It’s all in our genes
I was listening to a local sports talk radio show on my way to an appointment. The host of the show was doing an interview with a sports writer who wrote a book on cats. The author of the book (who’s name I do not remember) was questioned as to why he liked animals and would write such a book.
The author attributed his like of animals to genetics. He grew up in a family that had pets. What caught my attention was his next statement. He said, “just as there is a gene that makes some people bad and a gene that makes some people good, there is a gene that makes some people like pets.”
Genetic research is not something that I spend a lot of time following, so I may have missed the announcement of this discovery. It seems to me that the author’s statement is hyperbole at best and a patent falsehood at worst.
The sad part is that such a statement would go unchallenged and would be so blindly accepted. From my perspective it takes a large degree of faith to bridge the gap between current knowledge and such a confident assertion. Yet dogma such as the book author proclaimed is widely accepted in America without critical thought.
Thoughts have consequences
Perhaps some thought should go into the repercussions of such a belief. If genetics determine who is bad, then why do we have rehabilitation programs in prisons? If genetics determines who is bad, then why not isolate the gene and kill all the babies that carry that gene? You might think that this is an absurd extreme yet the 20th Century has plenty of examples of mass killing of those with undesirable traits.
If there is no objective moral standard, who determines what it bad? We have seen the devastation when a totalitarian state defines who should live and who should die. The use of genetics could be a “scientific” means to the same end. In the totalitarian state, the state is the final arbiter of who is good and who is bad. Do you want to live in a world where decisions about you are made based on a genetic test?
You can’t believe in nothing
“When a Man stops believing in God he doesn’t then believe in nothing, he believes anything” is a phrase (perhaps wrongly) attributed to G. K. Chesterton, but is none the less true. Because we do not want God to have any input into our existence, we need to find some other means of explaining why people go wrong.
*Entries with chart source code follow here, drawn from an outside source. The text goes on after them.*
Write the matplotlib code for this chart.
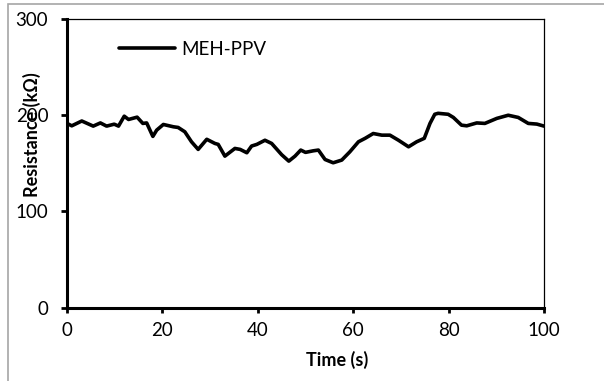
import numpy as np
import matplotlib.pyplot as plt
from matplotlib.patches import Rectangle

# time (s) and resistance (kOhm)
time = [0, 1, 3.1, 5.5, 7, 8.3, 9.9, 10.8, 12, 12.9, 14.7, 15.9, 16.7, 18, 18.8,
        20.2, 22.3, 23.3, 24.7, 26.1, 27.5, 29.3, 31, 31.7, 33.1, 35.2, 36.3,
        37.7, 38.7, 39.8, 41.5, 42.9, 45, 46.5, 47.8, 49, 50, 51.6, 52.7, 54.1,
        55.8, 57.6, 59.3, 61.1, 62.5, 64.2, 66, 67.7, 69.5, 71.6, 73.3, 74.9,
        76.1, 77.1, 77.8, 79.9, 81, 82.7, 83.8, 85.9, 87.6, 90.1, 92.5, 94.6,
        96.7, 98.5, 100]
resistance = [191.5, 189, 194, 188.7, 192, 188.7, 190.7, 188.7, 199, 195.6, 198,
              191.5, 192, 178, 184.5, 190.4, 188, 187.3, 182.8, 172.4, 164.5, 175,
              170.7, 169.7, 157.5, 165.5, 164.5, 161, 168, 169.7, 174, 170.7, 159,
              152.3, 157.5, 163.8, 161.4, 163, 163.8, 154, 150.6, 153.4, 162,
              172.4, 176, 181, 179.3, 179.3, 174, 167.2, 172.4, 176, 191.5, 201,
              202, 201, 197.7, 189.7, 189, 192, 191.5, 196.7, 200, 197.7, 191.5,
              190.8, 188.7]
xticks = [0, 20, 40, 60, 80, 100]
yticks = [0, 100, 200, 300]

plt.rcParams['font.family'] = ['Lato', 'DejaVu Sans']

fig = plt.figure(figsize=(6.04, 3.81), dpi=100)
ax = fig.add_axes([67 / 604, 1 - 307.7 / 381, 477 / 604, 288.7 / 381])

ax.plot(time, resistance, color='black', lw=2.6, label='MEH-PPV',
        solid_joinstyle='round', solid_capstyle='round')

ax.set_xlim(0, 100)
ax.set_ylim(0, 300)
ax.set_xticks(xticks)
ax.set_yticks(yticks)

for side in ['left', 'bottom']:
    ax.spines[side].set_linewidth(2.2)
for side in ['top', 'right']:
    ax.spines[side].set_linewidth(0.9)

ax.tick_params(axis='y', direction='out', length=4.5, width=2, pad=9,
               labelsize=13.5)
ax.tick_params(axis='x', direction='out', length=3.5, width=2, pad=7,
               labelsize=13.5)

ax.legend(loc='center left', bbox_to_anchor=((119 - 67) / 477, (307.7 - 49) / 288.7),
          frameon=False, borderpad=0, borderaxespad=0, handlelength=3.0,
          handletextpad=0.3, fontsize=13.5)

fig.text(32 / 604, 1 - 135 / 381, 'Resistance (kΩ)', rotation=90, ha='center',
         va='center', fontsize=13, fontweight='bold')
fig.text(337 / 604, 1 - 360 / 381, 'Time (s)', ha='center', va='center',
         fontsize=13, fontweight='bold')

fig.patches.append(Rectangle((8 / 604, -0.1), 1.2, 1.1 - 4 / 381,
                             transform=fig.transFigure, fill=False,
                             edgecolor='#a6a6a6', lw=1.2))

fig.savefig('out.png', dpi=100)
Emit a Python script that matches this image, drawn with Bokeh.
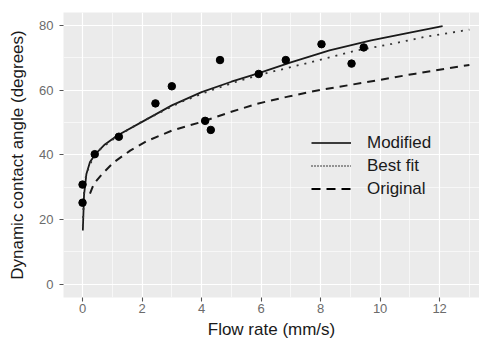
import numpy as np
from bokeh.plotting import figure
from bokeh.models import (Range1d, SingleIntervalTicker, Legend, LegendItem,
                          ColumnDataSource)
from bokeh.embed import file_html
from bokeh.resources import INLINE

# ---- data ----
obs_x = [0.0, 0.0, 0.41, 1.22, 2.45, 3.0, 4.12, 4.31, 4.62, 5.92, 6.83, 8.03, 9.04, 9.45]
obs_y = [25.2, 30.8, 40.2, 45.6, 55.9, 61.2, 50.5, 47.7, 69.3, 65.0, 69.3, 74.2, 68.2, 73.2]

modified_x = [0.01, 0.05, 0.13, 0.25, 0.44, 0.75, 1.17, 2.0, 3.0, 4.0, 5.0, 5.9, 7.0, 8.3, 9.7, 11.0, 12.1]
modified_y = [16.6, 27.5, 34.1, 37.8, 40.3, 43.2, 46.0, 50.2, 55.3, 59.4, 62.6, 65.2, 68.6, 72.3, 75.4, 77.8, 79.8]

bestfit_x = [0.01, 0.05, 0.12, 0.3, 0.6, 1.2, 2.0, 3.3, 4.3, 5.3, 6.15, 7.66, 9.23, 10.4, 11.47, 13.0]
bestfit_y = [18.0, 28.5, 34.0, 38.0, 41.8, 46.0, 50.3, 56.3, 59.9, 63.0, 65.2, 68.6, 72.3, 74.3, 76.4, 78.7]

original_x = [0.25, 0.38, 0.66, 1.05, 1.6, 2.17, 3.0, 3.97, 5.0, 5.87, 6.9, 7.89, 9.5, 11.19, 13.0]
original_y = [28.0, 31.0, 34.1, 37.7, 41.3, 44.3, 47.5, 50.1, 53.3, 55.8, 58.0, 59.9, 62.4, 65.1, 67.8]

x_ticks = [0, 2, 4, 6, 8, 10, 12]
y_ticks = [0, 20, 40, 60, 80]

FONT = "Liberation Sans"

p = figure(width=479, height=342, output_backend="svg", toolbar_location=None,
           x_range=Range1d(-0.64, 13.34), y_range=Range1d(-4.1, 84.0),
           min_border_left=63, min_border_right=0, min_border_top=12,
           min_border_bottom=45)
p.background_fill_color = "#EBEBEB"
p.border_fill_color = "white"
p.outline_line_color = None

p.xaxis.ticker = SingleIntervalTicker(interval=x_ticks[1] - x_ticks[0], num_minor_ticks=2)
p.yaxis.ticker = SingleIntervalTicker(interval=y_ticks[1] - y_ticks[0], num_minor_ticks=2)

for g in (p.xgrid, p.ygrid):
    g.grid_line_color = "white"
    g.grid_line_width = 1.2
    g.minor_grid_line_color = "white"
    g.minor_grid_line_width = 0.6

for ax in (p.xaxis, p.yaxis):
    ax.axis_line_color = None
    ax.major_tick_line_color = "#555555"
    ax.major_tick_line_width = 1.1
    ax.major_tick_out = 4
    ax.major_tick_in = 0
    ax.minor_tick_line_color = None
    ax.major_label_text_font = FONT
    ax.major_label_text_font_size = "13px"
    ax.major_label_text_color = "#6b6b6b"
    ax.axis_label_text_font = FONT
    ax.axis_label_text_font_size = "17px"
    ax.axis_label_text_font_style = "normal"
    ax.axis_label_text_color = "#1a1a1a"

p.xaxis.major_label_standoff = 2
p.yaxis.major_label_standoff = 6
p.xaxis.axis_label_standoff = 4
p.yaxis.axis_label_standoff = 9
p.xaxis.axis_label = "Flow rate (mm/s)"
p.yaxis.axis_label = "Dynamic contact angle (degrees)"

p.line(modified_x, modified_y, line_color="#1a1a1a", line_width=1.8)
p.line(bestfit_x, bestfit_y, line_color="#333333", line_width=1.8, line_dash="2 6")
p.line(original_x, original_y, line_color="#1a1a1a", line_width=2.0, line_dash="8 6")
p.scatter(obs_x, obs_y, size=7.5, color="black")

# legend-only renderers (styled like the reference key)
nan_src = dict(x=[np.nan], y=[np.nan])
r_mod = p.line("x", "y", source=ColumnDataSource(nan_src), line_color="black", line_width=1.4)
r_best = p.line("x", "y", source=ColumnDataSource(nan_src), line_color="black", line_width=1.4, line_dash="1 2")
r_orig = p.line("x", "y", source=ColumnDataSource(nan_src), line_color="black", line_width=2.0, line_dash="9 6")

legend = Legend(items=[LegendItem(label="Modified", renderers=[r_mod]),
                       LegendItem(label="Best fit", renderers=[r_best]),
                       LegendItem(label="Original", renderers=[r_orig])],
                location=(248, 97))
legend.background_fill_alpha = 0
legend.border_line_color = None
legend.padding = 0
legend.margin = 0
legend.spacing = 0
legend.glyph_width = 40
legend.glyph_height = 23
legend.label_height = 23
legend.label_standoff = 16
legend.label_text_font = FONT
legend.label_text_font_size = "17px"
legend.label_text_color = "#1a1a1a"
p.add_layout(legend)

open("out.html", "w").write(file_html(p, INLINE))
It must be pointed out that there have been cases of convicts who have turned their lives around. I recently found the story of Mary Kay Beard, the founder of Angel Tree. She went from being on the FBI’s most wanted list to being an advocate for the children of prison inmates. This turnaround in her life can be directly attributed to her faith in Jesus Christ.
So even if it were proved that there is a genetic predisposition to crime, there is something or someone stronger than genetics.